Broadcast industry leaders finally settled the marathon battle over digital TV transmission technology when they voted to back the current 8-VSB modulation standard Jan. 15. Or did they?

Industry officials in charge of the tests that convinced the industry to stick with the current technology have been snared in a new dispute. Now they're tangling with the UK manufacturer of the equipment used to compare 8-VSB with COFDM, the rival standard used in Europe and Japan.

Broadcast Technology Group Ltd. said its product was misused in the U.S. tests, directly leading to COFDM's poor performance.

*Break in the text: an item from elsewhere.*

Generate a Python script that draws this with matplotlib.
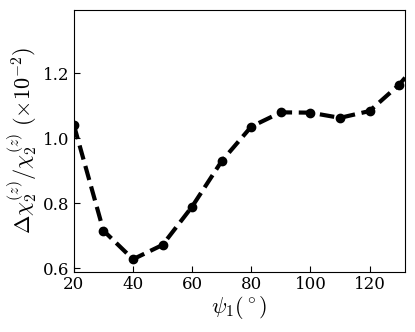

"The integrity and validity of the data collected using our pro-ducts ... can be dismissed as being irrelevant at best," wrote Broadcast Technology's Managing Director Nicholas Jennings in a Jan. 22 letter addressed to officials at the National Association of Broadcasters and Maximum Service Television.

The test results, which led the U.S. broadcasting industry to endorse 8-VSB after nearly two years of constant campaigning by Baltimore's Sinclair Broadcasting to switch technologies, showed that COFDM performed worse than the current standard when received via a 30-foot outdoor antenna. Both technologies showed poor performance with small, indoor antennas.

Sinclair bitterly reacted to the tests as soon as the results were announced, but NAB and MSTV officials dismissed the company's criticism as little more than sour grapes. The admonishments from an overseas company with less at stake in the U.S. DTV transition prompted the trade groups to formally defend their actions.

Jennings contends that his product, loaned to NAB for the tests, was never intended to receive over-the-air transmissions. Instead, the device was created to check broadcast signal degradation and connects to transmitters via direct cable connections, although it can get signals over the air. To receive a single channel that way, however, the device, the Digital Terrestrial Transmitter Monitor 2000, should be equipped with special filters to combat interference.

The device "was not designed nor intended to operate in the harsh and open world of an out-of-doors terrestrial receiving environment," Jennings wrote.

Jennings said he was unaware of how the monitor would be used when U.S. industry executives asked to borrow four of the units. "We're not trying to get into the politics of this," Jennings told BROADCASTING & CABLE, "We're just defending our product. The poor test results reflect on the performance of our equipment and we felt it was necessary to point out that it was designed for a particular purpose. [Channel] selectivity was not a focus."

But U.S. executives scoff at any suggestion that Broadcast Technologies' was in the dark about how their equipment was being used, and said the company is being goaded into its attack by Sinclair.

"This is a thinly veiled and desperate attempt by those who are disappointed by the test results to discredit the program," wrote Lynn Claudy and Victor Tawil, the NAB and MSTV technology chiefs, respectively, in a Jan. 26 response to Jennings.

Claudy noted that Sinclair's DTV chief, Mark Aitken, arranged for the Broadcast Technologies equipment loan. "He was the primary contact and he coordinated the selection," Claudy said in an interview. "Broadcast Technologies knew what we wanted the product to do all along and there were no misconceptions about what this test was for."

For his part, Aitken insists he did little more than provide European contacts for obtaining COFDM equipment.

Aitken also said the trade groups reneged on a promise to conduct a study of possible COFDM enhancements, such as whether slowing the data-flow rate from 19.76 Mb/s to 17.56 Mb/s would make the technology better able to resist interference.